Initially, I observed this effect only with AVX512 code and thus hypothesized that the mechanism behind the throttling is the shutdown of the dedicated 512-bit FMA. But others have found that phantom throttling also occurs on AVX and scalar code as well. In short, much more investigation is needed. The lack of AVX512 programs out there certainly doesn't help and is partially why I'm rushing this release of y-cruncher v0.7.3.
Currently, there are no known reliable ways of stopping the throttling and results vary heavily by motherboard manufacturer. But maxing out thermal limits and disabling all thermal protections seems to help. (Don't try this at home if you don't know what you're doing or you aren't at least moderately experienced in overclocking. You can destroy your processor and/or motherboard if you aren't careful.)
Memory bandwidth is a significant bottleneck:
y-cruncher was already slightly memory-bound on Haswell-E. Now on Skylake X, it is much worse. While I had anticpiated a memory bottleneck on Skylake X with AVX512, it seems that I've underestimated the severity of it:
(The CPU frequencies in this benchmark were chosen to be low enough to avoid any throttling or phantom throttling.)
1 billion digits of Pi - Core i9 7900X @ 3.8 GHz
Times in Seconds
Threads Memory Frequency Instruction Set
AVX2 AVX512
1 thread
2133 MHz 444.434 325.543
3200 MHz 438.432 319.737
20 threads
2133 MHz 51.884 45.658
3200 MHz 47.672 39.723
In the single threaded benchmarks, the memory frequency has less than 2% effect for both AVX2 and AVX512. Multi-threaded, that jumps to 9% and 15% respectively. This is much more than is expected for a program that used to be completely compute-bound just a few years ago.
Amdahl's law and other unknown scalability issues:
In a typical y-cruncher computation, only about 80% of the CPU time is spent running vectorized code when AVX2 is used. So by Amdahl's law, even if we get perfect scaling with the AVX512, we can only cut 40% off the run-time. Right now, the single-threaded benchmarks (which are least memory-bound) are only showing 27% speedup with AVX512 over AVX2.
This remaining 13% discrepancy is currently unresolved. Microbenchmarks of y-cruncher's AVX512 code show near perfect 2x speedups over AVX2. (Some show >2x thanks to the increased register count.) But this speedup seems to drop off as the data sizes increase - even while still fitting in cache. This seems to hint at unknown bottlenecks within the L2 and L3 caches. The fact that cache sizes haven't increased along with wider the SIMD also doesn't help.
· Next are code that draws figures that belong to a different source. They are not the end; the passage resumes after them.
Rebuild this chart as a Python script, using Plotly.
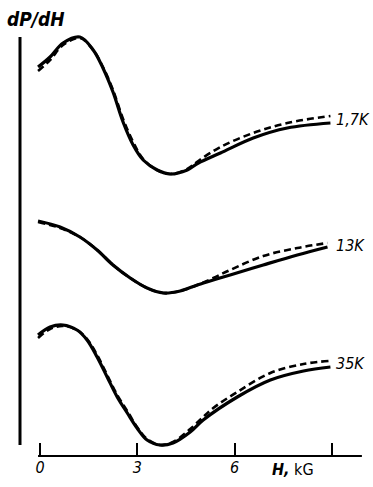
import plotly.graph_objects as go

# Field H (kG) and dP/dH (arbitrary units, curves vertically offset)
h_17_solid = [-0.06, 0.31, 0.71, 1.23, 1.64, 1.94, 2.25, 2.56, 2.87, 3.18, 3.61, 4.01, 4.54, 4.88, 5.56, 6.57, 7.62, 8.95]
y_17_solid = [38.9, 39.9, 41.3, 41.9, 40.6, 38.8, 36.4, 33.4, 31.1, 29.6, 28.6, 28.2, 28.6, 29.3, 30.3, 31.8, 32.8, 33.3]
h_17_dash = [-0.06, 0.31, 0.71, 1.23, 1.64, 1.94, 2.25, 2.56, 2.87, 3.18, 3.61, 4.01, 4.54, 4.88, 5.56, 6.57, 7.62, 8.95]
y_17_dash = [38.5, 39.6, 41.1, 41.8, 40.6, 38.9, 36.6, 33.7, 31.4, 29.7, 28.6, 28.2, 28.7, 29.5, 30.9, 32.3, 33.3, 34.0]

h_13_solid = [-0.06, 0.62, 1.23, 1.76, 2.25, 2.78, 3.30, 3.80, 4.32, 4.85, 5.34, 5.86, 6.88, 7.93, 8.86]
y_13_solid = [23.5, 22.9, 21.9, 20.6, 19.1, 17.8, 16.8, 16.3, 16.5, 17.1, 17.6, 18.1, 19.1, 20.1, 20.9]
h_13_dash = [-0.06, 0.62, 1.23, 1.76, 2.25, 2.78, 3.30, 3.80, 4.32, 4.85, 5.34, 5.86, 6.88, 7.93, 8.86]
y_13_dash = [23.4, 22.8, 21.9, 20.6, 19.1, 17.8, 16.8, 16.3, 16.5, 17.1, 17.8, 18.6, 20.0, 20.8, 21.3]

h_35_solid = [-0.06, 0.31, 0.71, 1.14, 1.45, 1.76, 2.07, 2.38, 2.69, 2.99, 3.30, 3.70, 4.10, 4.63, 5.03, 6.08, 7.10, 8.12, 8.95]
y_35_solid = [12.1, 12.9, 13.1, 12.6, 11.6, 9.9, 7.9, 5.9, 4.3, 2.8, 1.6, 1.1, 1.3, 2.4, 3.6, 5.9, 7.6, 8.5, 8.9]
h_35_dash = [-0.06, 0.31, 0.71, 1.14, 1.45, 1.76, 2.07, 2.38, 2.69, 2.99, 3.30, 3.70, 4.10, 4.63, 5.03, 5.34, 6.08, 7.10, 8.12, 8.89]
y_35_dash = [11.8, 12.7, 13.0, 12.6, 11.7, 10.1, 8.1, 6.1, 4.5, 2.9, 1.7, 1.1, 1.4, 2.7, 3.9, 4.8, 6.4, 8.3, 9.2, 9.5]

labels = ["1,7K", "13K", "35K"]
label_y = [33.7, 21.1, 9.3]

tick_vals = [0, 3, 6, 9]
tick_text = ["0", "3", "6", ""]

series = [
    (h_17_solid, y_17_solid, "solid"),
    (h_17_dash, y_17_dash, "dash"),
    (h_13_solid, y_13_solid, "solid"),
    (h_13_dash, y_13_dash, "dash"),
    (h_35_solid, y_35_solid, "solid"),
    (h_35_dash, y_35_dash, "dash"),
]

fig = go.Figure()
for hx, yy, st in series:
    fig.add_trace(go.Scatter(
        x=hx, y=yy, mode="lines", line_shape="spline",
        line=dict(color="black", width=3.2 if st == "solid" else 2.6,
                  dash="solid" if st == "solid" else "7px,4px"),
        showlegend=False, hoverinfo="skip"))

font_fam = "DejaVu Sans Condensed, DejaVu Sans, sans-serif"

for lab, ly in zip(labels, label_y):
    fig.add_annotation(x=9.0, y=ly, xref="x", yref="y", text=lab, showarrow=False,
                       xanchor="left", yanchor="middle", xshift=2,
                       font=dict(family=font_fam, size=16, color="black", style="italic"))

fig.add_annotation(x=-0.045, y=1.025, xref="paper", yref="paper", text="dP/dH", showarrow=False,
                   xanchor="left", yanchor="middle",
                   font=dict(family=font_fam, size=19, color="black", style="italic", weight="bold"))

fig.add_annotation(x=7.1, y=0, xref="x", yref="paper", text="<b><i>H,</i></b> kG", showarrow=False,
                   xanchor="left", yanchor="top", yshift=-2,
                   font=dict(family=font_fam, size=16, color="black"))

# axis lines
fig.add_shape(type="line", xref="x", yref="paper", x0=-0.06, x1=9.92, y0=0, y1=0,
              line=dict(color="black", width=2.2))
fig.add_shape(type="line", xref="paper", yref="y", x0=0, x1=0, y0=1.1, y1=41.9,
              line=dict(color="black", width=3))

fig.update_xaxes(range=[-0.616, 9.923], showgrid=False, zeroline=False, showline=False,
                 tickvals=tick_vals, ticktext=tick_text, ticks="inside", ticklen=13,
                 tickwidth=2, tickcolor="black",
                 tickfont=dict(family=font_fam, size=16, color="black", style="italic"))
fig.update_yaxes(range=[0, 42.6], showgrid=False, zeroline=False, showline=False,
                 showticklabels=False, ticks="")

fig.update_layout(width=373, height=487, margin=dict(l=20, r=11, t=30, b=31),
                  plot_bgcolor="white", paper_bgcolor="white")

fig.write_html("out.html", config={"displayModeBar": False},
               post_script="document.body.style.margin='0';document.body.style.overflow='hidden';")
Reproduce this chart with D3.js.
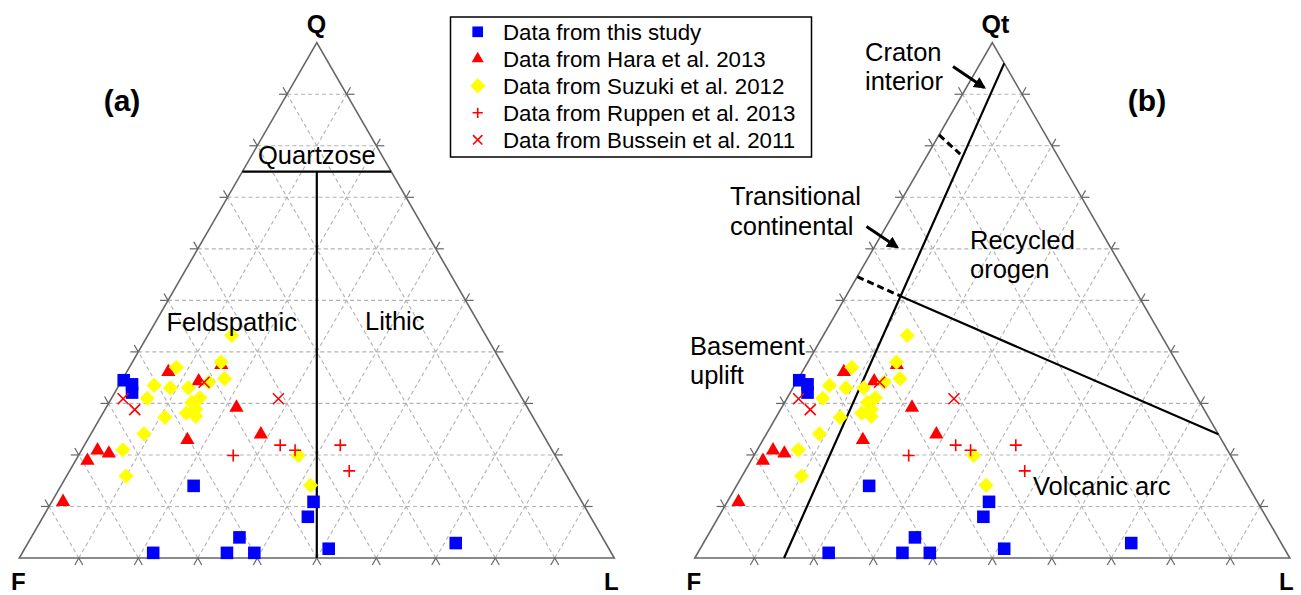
<!DOCTYPE html>
<html><head><meta charset="utf-8">
<script src="https://cdn.jsdelivr.net/npm/d3@7"></script>
<style>
body{margin:0;background:#fff}
svg{display:block}
text{font-family:"Liberation Sans",Arial,Helvetica,sans-serif;fill:#000}
</style>
</head><body>
<svg id="chart" width="1301" height="595"></svg>
<script>
// Compositions as [Q, F, L] in percent
const thisStudy = [
  [34.5,65.2,0.3],[33.7,64.2,2.1],[32.1,65.0,2.9],[14.0,63.7,22.3],
  [10.9,45.1,44.0],[8.0,47.5,44.5],[1.8,47.1,51.1],[2.9,25.2,71.9],
  [1.0,77.0,22.0],[1.0,64.6,34.4],[4.0,61.0,35.0],[1.0,60.0,39.0]
];
const hara2013 = [
  [36.1,56.9,7.0],[34.3,52.7,13.0],[29.2,48.9,21.9],[24.0,47.4,28.6],
  [22.9,60.3,16.8],[20.9,76.4,2.7],[20.3,74.8,4.9],[18.9,79.1,2.0],
  [10.9,87.2,1.9],[37.5,47.3,15.2]
];
const suzuki2012 = [
  [43.2,42.7,14.1],[37.0,55.1,7.9],[38.0,47.1,14.9],[34.8,48.1,17.1],
  [33.5,60.6,5.9],[33.0,58.1,8.9],[33.0,55.1,11.9],[34.1,51.1,14.8],
  [31.0,63.0,6.0],[31.1,54.1,14.8],[30.2,55.9,13.9],[28.1,57.9,14.0],
  [27.5,56.6,15.9],[27.3,61.9,10.8],[24.1,67.0,8.9],[21.0,72.1,6.9],
  [15.9,74.1,10.0],[19.9,43.2,36.9],[14.1,44.0,41.9],[28.9,55.9,15.2]
];
const ruppen2013 = [
  [19.9,54.1,26.0],[21.9,45.2,32.9],[20.9,43.2,35.9],[21.9,35.1,43.0],[16.9,36.1,47.0]
];
const bussein2011 = [
  [30.9,67.1,2.0],[28.8,66.2,5.0],[34.1,51.9,14.0],[30.9,41.0,28.1]
];
const legendLabels = [
  "Data from this study","Data from Hara et al. 2013","Data from Suzuki et al. 2012",
  "Data from Ruppen et al. 2013","Data from Bussein et al. 2011"
];
const gridSteps = [10,20,30,40,50,60,70,80,90];

// Field boundaries, [Q, F, L]
const qflBoundaries = [
  [[75,25,0],[75,0,25]],
  [[75,12.5,12.5],[0,50,50]]
];
const qtflSolid = [
  [[0,85,15],[96,0,4]],
  [[50.8,40.0,9.2],[24,0,76]]
];
const qtflDashed = [
  [[82.1,17.9,0],[78.4,16.2,5.4]],
  [[54.6,45.4,0],[50.8,40.0,9.2]]
];

const svg = d3.select("#chart");
svg.append("rect").attr("width",1301).attr("height",595).attr("fill","#fff");

const W = 595, H = W*Math.sqrt(3)/2;

function makeProj(left, base){
  const xs = d3.scaleLinear().domain([0,100]).range([left, left+W]);
  const ys = d3.scaleLinear().domain([0,100]).range([base, base-H]);
  return d => [xs(d[2] + d[0]/2), ys(d[0])];
}

const shapes = {
  square: d3.symbol().type(d3.symbolSquare).size(158)(),
  triangle: d3.symbol().type(d3.symbolTriangle).size(88)(),
  diamond: d3.symbol().type(d3.symbolSquare).size(116)()
};

function drawMarker(g, kind, x, y, scale){
  const s = scale || 1;
  if(kind === "square"){
    g.append("path").attr("d", shapes.square).attr("fill","#0000ff")
      .attr("transform",`translate(${x},${y}) scale(${s})`);
  } else if(kind === "triangle"){
    g.append("path").attr("d", shapes.triangle).attr("fill","#ff0000")
      .attr("transform",`translate(${x},${y}) scale(${s})`);
  } else if(kind === "diamond"){
    g.append("path").attr("d", shapes.diamond).attr("fill","#ffff00")
      .attr("transform",`translate(${x},${y}) rotate(45) scale(${s})`);
  } else if(kind === "plus"){
    const r = 6*s;
    g.append("path").attr("d",`M${x-r},${y}H${x+r}M${x},${y-r}V${y+r}`)
      .attr("stroke","#ff0000").attr("stroke-width",1.6).attr("fill","none");
  } else if(kind === "cross"){
    const r = 5.5*s;
    g.append("path").attr("d",`M${x-r},${y-r}L${x+r},${y+r}M${x-r},${y+r}L${x+r},${y-r}`)
      .attr("stroke","#ff0000").attr("stroke-width",1.6).attr("fill","none");
  }
}

const seriesList = [
  {data:thisStudy, kind:"square"},
  {data:hara2013, kind:"triangle"},
  {data:suzuki2012, kind:"diamond"},
  {data:ruppen2013, kind:"plus"},
  {data:bussein2011, kind:"cross"}
];

svg.append("defs").append("marker")
  .attr("id","arrowHead").attr("viewBox","0 0 10 10").attr("refX",8).attr("refY",5)
  .attr("markerWidth",4).attr("markerHeight",4).attr("orient","auto")
  .append("path").attr("d","M0,0L10,5L0,10Z").attr("fill","#000");

function drawPanel(left, base, opts){
  const p = makeProj(left, base);
  const g = svg.append("g");
  const tickLen = 8;

  // dashed grid and outward ticks
  const gridLines = [];
  gridSteps.forEach(v => {
    gridLines.push([[v,100-v,0],[v,0,100-v]]);
    gridLines.push([[0,100-v,v],[100-v,0,v]]);
    gridLines.push([[0,v,100-v],[100-v,v,0]]);
  });
  gridLines.forEach(([a,b]) => {
    const [x1,y1] = p(a), [x2,y2] = p(b);
    g.append("line").attr("x1",x1).attr("y1",y1).attr("x2",x2).attr("y2",y2)
      .attr("stroke","#b3b3b3").attr("stroke-width",1.1).attr("stroke-dasharray","4,3");
    const len = Math.hypot(x2-x1,y2-y1), ux=(x2-x1)/len, uy=(y2-y1)/len;
    g.append("line").attr("x1",x1).attr("y1",y1).attr("x2",x1-ux*tickLen).attr("y2",y1-uy*tickLen)
      .attr("stroke","#666").attr("stroke-width",1.2);
    g.append("line").attr("x1",x2).attr("y1",y2).attr("x2",x2+ux*tickLen).attr("y2",y2+uy*tickLen)
      .attr("stroke","#666").attr("stroke-width",1.2);
  });

  // outline
  const corners = [[0,100,0],[0,0,100],[100,0,0]].map(p);
  g.append("path").attr("d","M"+corners.map(c=>c.join(",")).join("L")+"Z")
    .attr("fill","none").attr("stroke","#666").attr("stroke-width",1.6);

  // field boundaries
  opts.solid.forEach(([a,b]) => {
    const [x1,y1]=p(a),[x2,y2]=p(b);
    g.append("line").attr("x1",x1).attr("y1",y1).attr("x2",x2).attr("y2",y2)
      .attr("stroke","#000").attr("stroke-width",2.2);
  });
  (opts.dashed||[]).forEach(([a,b]) => {
    const [x1,y1]=p(a),[x2,y2]=p(b);
    g.append("line").attr("x1",x1).attr("y1",y1).attr("x2",x2).attr("y2",y2)
      .attr("stroke","#000").attr("stroke-width",3).attr("stroke-dasharray","7,4");
  });

  // data
  seriesList.forEach(s => {
    s.data.forEach(d => { const [x,y] = p(d); drawMarker(g, s.kind, x, y); });
  });
  return g;
}

drawPanel(19.3, 558, {solid:qflBoundaries});
drawPanel(694.8, 558, {solid:qtflSolid, dashed:qtflDashed});

// vertex and panel labels
function label(txt, x, y, size, weight, anchor){
  svg.append("text").attr("x",x).attr("y",y).attr("font-size",size)
    .attr("font-weight",weight||"normal").attr("text-anchor",anchor||"start").text(txt);
}
label("Q", 316.5, 33, 25, "bold", "middle");
label("F", 11, 590, 24, "bold");
label("L", 604, 590, 24, "bold");
label("(a)", 122, 111, 30, "bold", "middle");
label("Qt", 981.5, 33, 25, "bold");
label("F", 686.5, 590, 24, "bold");
label("L", 1279, 590, 24, "bold");
label("(b)", 1147, 111, 30, "bold", "middle");

// field names
label("Quartzose", 316.8, 163.5, 25.5, "normal", "middle");
label("Feldspathic", 166.5, 331, 25.5);
label("Lithic", 365, 330, 25.5);
label("Craton", 865, 61, 25.5);
label("interior", 865, 90, 25.5);
label("Transitional", 730, 205, 25.5);
label("continental", 730, 235, 25.5);
label("Recycled", 970, 249, 25.5);
label("orogen", 970, 278, 25.5);
label("Basement", 690, 355, 25.5);
label("uplift", 690, 384, 25.5);
label("Volcanic arc", 1033, 495, 25.5);

// arrows
[[953,66.5,984,87.5],[866.5,226.5,897,247]].forEach(a => {
  svg.append("line").attr("x1",a[0]).attr("y1",a[1]).attr("x2",a[2]).attr("y2",a[3])
    .attr("stroke","#000").attr("stroke-width",3).attr("marker-end","url(#arrowHead)");
});

// legend
const lg = svg.append("g");
lg.append("rect").attr("x",450.5).attr("y",17).attr("width",361).attr("height",140)
  .attr("fill","#fff").attr("stroke","#000").attr("stroke-width",1.5);
const legendY = d3.scaleLinear().domain([0,4]).range([31.8,139.8]);
seriesList.forEach((s,i) => {
  const y = legendY(i);
  drawMarker(lg, s.kind, 477.7, y, s.kind==="diamond"?1.0:0.85);
  lg.append("text").attr("x",503).attr("y",y+8).attr("font-size",22.3).text(legendLabels[i]);
});
</script>
</body></html>
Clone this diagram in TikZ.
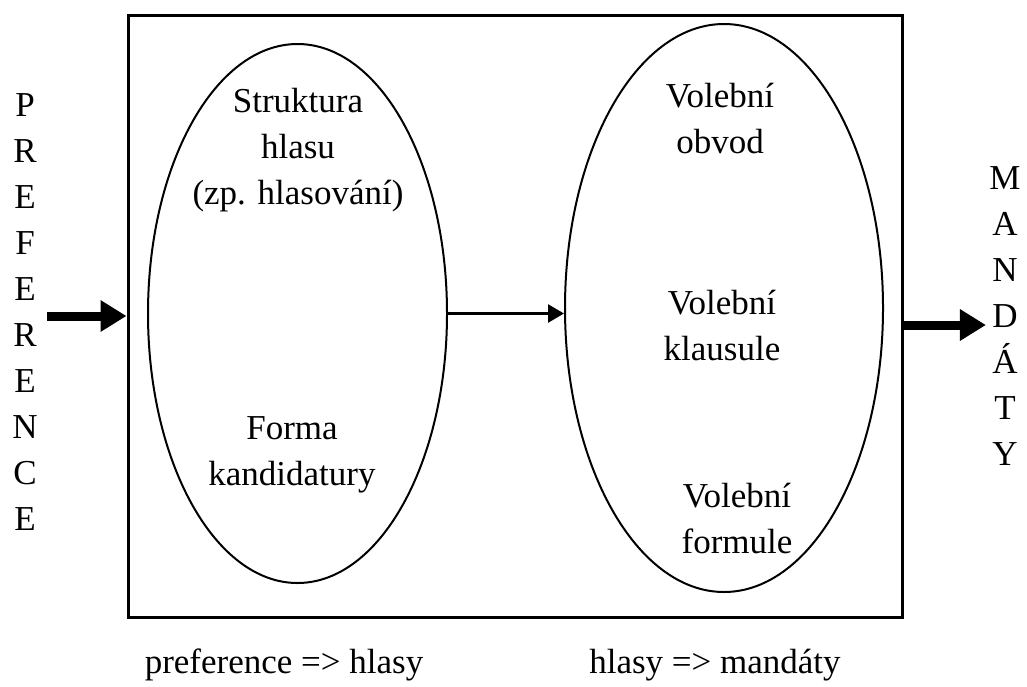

For now, investigation is difficult because none of my performance profilers support Skylake X yet.
Implications for Stress-Testing:
y-cruncher's failure to achieve a decent speedup for AVX512 also means that it is unable to put a heavy load on the AVX512 computation units. Therefore it is not a great stress-test for Skylake X with full AVX512.
But there is one y-cruncher feature which seems to be unaffected - the BBP benchmark.
The BBP benchmark feature is contained entirely in cache is thus free of the memory bottleneck. It is able to put a much higher stress than the stress-tester and the computations. So if you run the BBP benchmark (option 4) and set the offset to 100 billion, you can still put a pretty heavy load on your AVX512-capable processor.
A future version of y-cruncher will revamp the stress-tester to incorporate the BBP benchmark as well as other possible improvements.